Çukurova Gazeteciler Cemiyeti (ÇGC) Başkanı Cafer Esendemir, Türkiye’nin dünyada basın özgürlüğü sıralamasında oldukça gerilerde kaldığını söyledi. Esendemir, Türk Ceza Kanunu’nda yapılan değişiklikler ve çeşitli platformlarda gerçekleşen sözlü ya da yazılı baskıların basın özgürlüğüne darbe niteliği taşıdığını bildirdi.

Esendemir, 3 Mayıs Dünya Basın Özgürlüğü nedeniyle ÇGC Yönetim Kurulu adına yaptığı açıklamada, iktidarların eleştiriye tahammülsüzlüğü dolayısı ile uyguladığı sansürün gazetecileri adeta çalışamaz hale getirdiğini kaydetti. Türkiye’de fikirlerinden, yazılarından, kitaplarından ya da haberlerinden ötürü birçok gazetecinin hapis yattığını, sabahın erken saatlerinde çocuklarının gözü önünde evlerinden alındığını ifade eden Esendemir, “Siyasi iktidarlar, kendileri aleyhine yazılan birçok haberi doğruluğuna bakmaksızın reddederken, kurum ve kişileri de hedef göstermekte. Her dönemin yandaş medyasını oluşturmak için yarışmakta. Vatandaşın haber alma hakkını gözeterek mücadele eden basın emekçilerine karşı girişilen hasmane tutumları kabul etmemiz beklenemez.”dedi.

Özgürlüğü kendi siyasi ikballeriyle eş değer görenlerin muhalif görüşlere aman vermeden basına saldırıdan kaçınmadığını vurgulayan Esendemir, “Düşünce ve ifade özgürlüğünden dem vuranlar halkın haber alma hakkını savunan basın emekçilerine karşı giriştikleri sansür, kapatma, gözaltı ve tutuklama yöntemlerinden derhal vazgeçmelidir.” diye konuştu.

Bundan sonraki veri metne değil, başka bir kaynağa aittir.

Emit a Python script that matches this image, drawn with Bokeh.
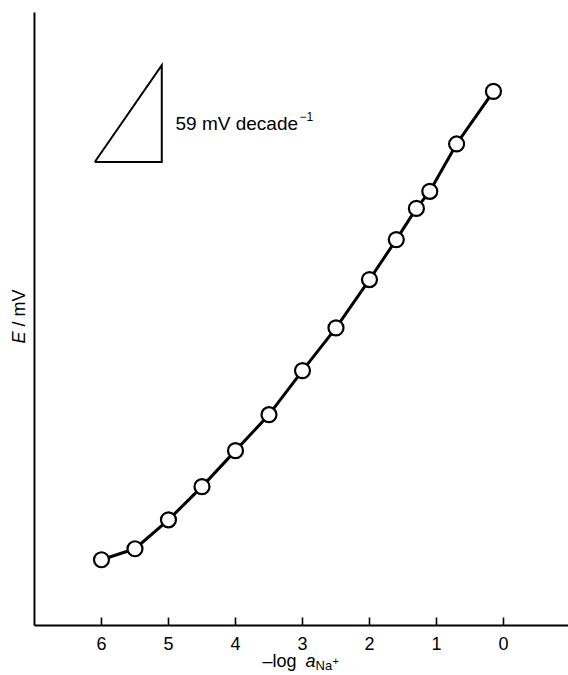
from bokeh.plotting import figure
from bokeh.models import Range1d, Label
from bokeh.core.properties import value
from bokeh.embed import file_html
from bokeh.resources import INLINE
import math

# data
neg_log_a = [6, 5.5, 5, 4.5, 4, 3.5, 3, 2.5, 2, 1.6, 1.3, 1.1, 0.7, 0.15]
E_mV = [40.0, 46.7, 64.3, 84.5, 106.4, 128.3, 155.1, 181.1, 210.5, 234.8, 253.8, 264.2, 293.0, 325.0]
x_ticks = [0, 1, 2, 3, 4, 5, 6]
x_tick_labels = ["0", "1", "2", "3", "4", "5", "6"]

# axis extents (data units)
x_axis_start = 7
y_axis_top = 373

# Nernstian slope triangle (one decade wide)
slope_mV = 59
tri_x0 = 6.1
tri_y0 = 282

FONT = "Liberation Sans"
PX_PER_UNIT_Y = 1.6434  # screen px per mV

p = figure(width=568, height=675, x_range=Range1d(7.507, -0.970), y_range=Range1d(-30.42, 380.3),
           output_backend="svg", toolbar_location=None,
           x_axis_location=None, y_axis_location=None,
           min_border=0, min_border_left=0, min_border_right=0, min_border_top=0, min_border_bottom=0)
p.grid.visible = False
p.outline_line_color = None
p.background_fill_color = "white"
p.border_fill_color = "white"

# axes drawn through the plot's scales
x_end = p.x_range.end
p.segment(x0=[x_axis_start], y0=[0], x1=[x_end], y1=[0], line_color="black", line_width=2)
p.segment(x0=[x_axis_start], y0=[0], x1=[x_axis_start], y1=[y_axis_top], line_color="black", line_width=2)
tick_len = 8 / PX_PER_UNIT_Y
p.segment(x0=x_ticks, y0=[0] * len(x_ticks), x1=x_ticks, y1=[tick_len] * len(x_ticks),
          line_color="black", line_width=1.6)
p.text(x=x_ticks, y=[0] * len(x_ticks), text=x_tick_labels, y_offset=18,
       text_font=value(FONT), text_font_size="18px", text_align="center",
       text_baseline="alphabetic", text_color="black")

# triangle
tx = [tri_x0, tri_x0 - 1, tri_x0 - 1, tri_x0]
ty = [tri_y0, tri_y0, tri_y0 + slope_mV, tri_y0]
p.line(tx, ty, line_color="black", line_width=2, line_join="miter")

p.line(neg_log_a, E_mV, line_color="black", line_width=3)
p.scatter(neg_log_a, E_mV, size=15, fill_color="white", line_color="black", line_width=2.2)


def lab(x, y, text, size="18px", style="normal", angle=0):
    p.add_layout(Label(x=x, y=y, x_units="screen", y_units="screen", text=text,
                       text_font=FONT, text_font_size=size, text_font_style=style,
                       text_baseline="alphabetic", text_align="left", angle=angle,
                       text_color="black"))

# slope annotation
lab(175, 552, "59 mV decade", size="19px")
lab(299, 559, "\u22121", size="12px")

# x axis label: -log a_Na+
lab(262, 15, "\u2013log")
lab(305, 15, "a", style="italic")
lab(315, 10, "Na", size="13px")
lab(332, 15, "+", size="11px")

# y axis label: E / mV
lab(18, 332, "E", style="italic", angle=math.pi / 2)
lab(18, 349, "/ mV", angle=math.pi / 2)

open("out.html", "w").write(file_html(p, INLINE))
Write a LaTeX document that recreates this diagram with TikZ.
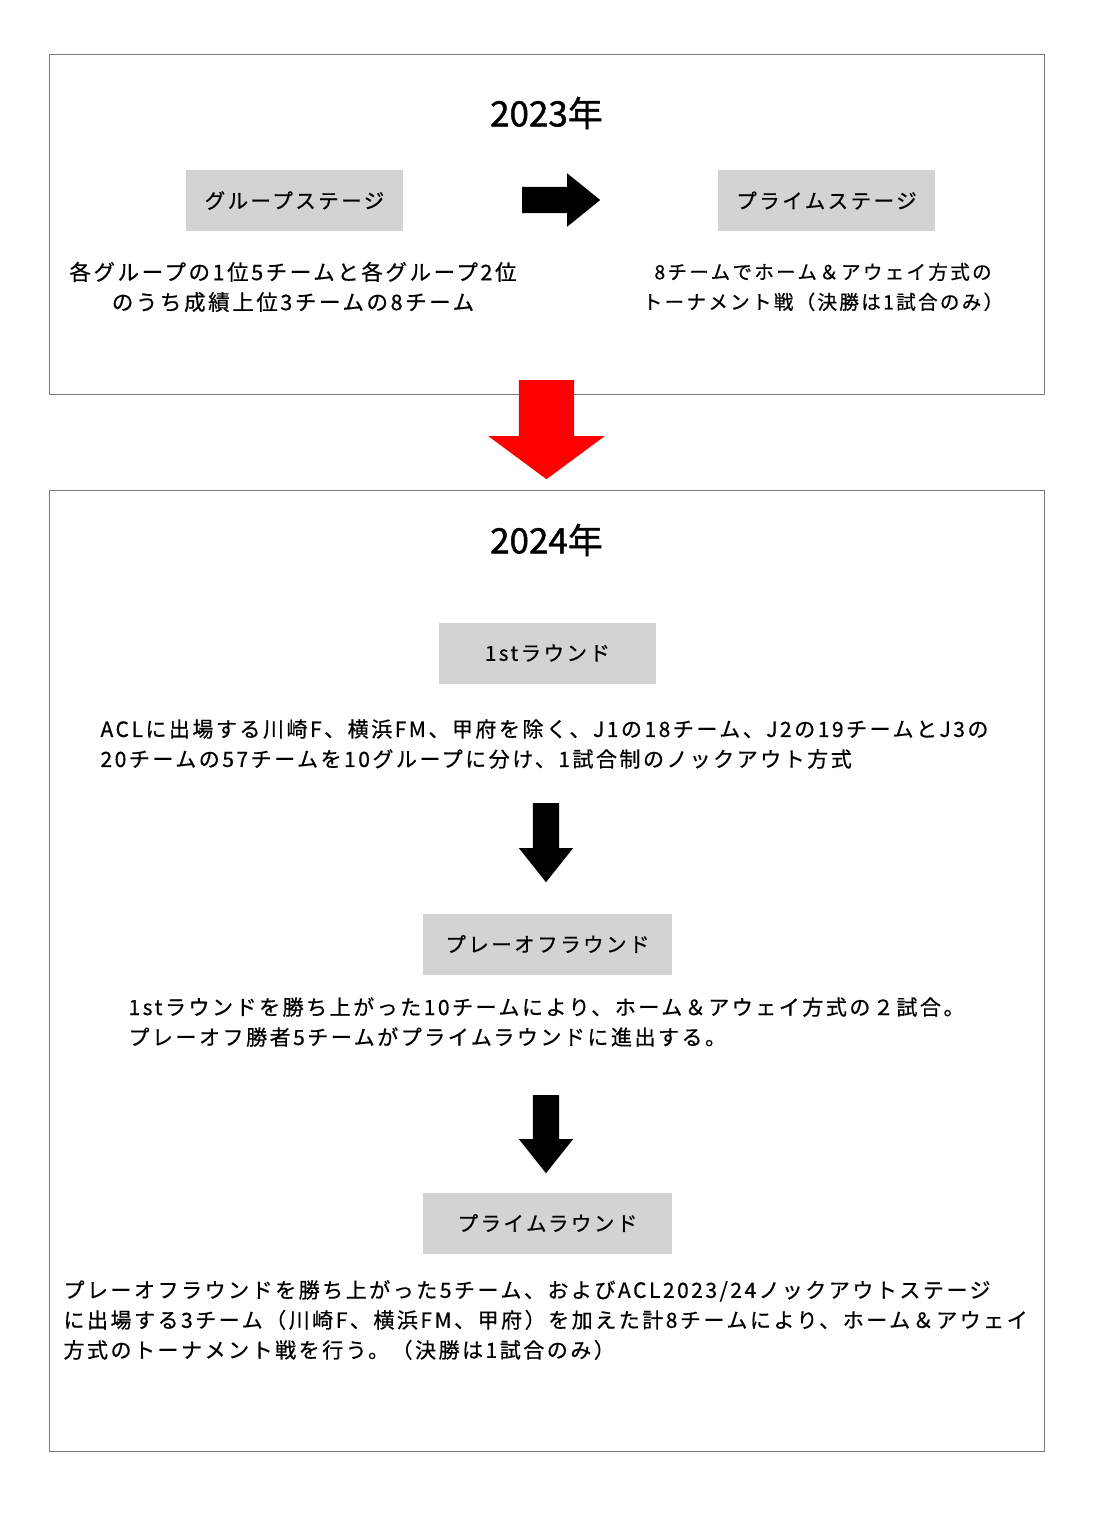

Merkezi Washington’da bulunan bir sivil toplum kuruluşunun geçtiğimiz günlerde açıkladığı özgürlük raporunda Türkiye’nin ‘basını özgür olmayan ülkeler’ içerisinde göstermesi tesadüfi olmadığının altını çizen Esendemir, şunları söyledi: “Sivil toplum kuruluşunun ‘Türkiye’nin medya ortamı, hükümetin saldırgan şekilde yeni yasal tedbirler ve sindirme yoluyla muhaliflerin sahip olduğu alanları daraltmasıyla daha da kötüleşti’ ifadeleri düşündürücüdür. Ülkemizde gazetecilerin yolsuzluk ve milli güvenlik ile ilgili konulardaki haberlerine mahkeme kararıyla getirilen kısıtlamalar yine söz konusu sivil toplum kuruluşu tarafından dile getirilmiş. Bu uygulamalar diğer dünya ülkelerinin de dikkatini çekmiştir. Öte yandan gazeteciler, basın özgürlüğünün dışında ekonomik sorunlarla karşı karşıya bırakılırken birçok gazeteci ve köşe yazarı da işini kaybetmiştir. Ülkemizde giderek artan oto sansür ve medya kutuplaşmasının sona ermesini diliyor, basının özgürce haber yapacağı ve fikirlerini yansıtacağı ortamın bir an önce olgunlaşmasını ümit ediyoruz.”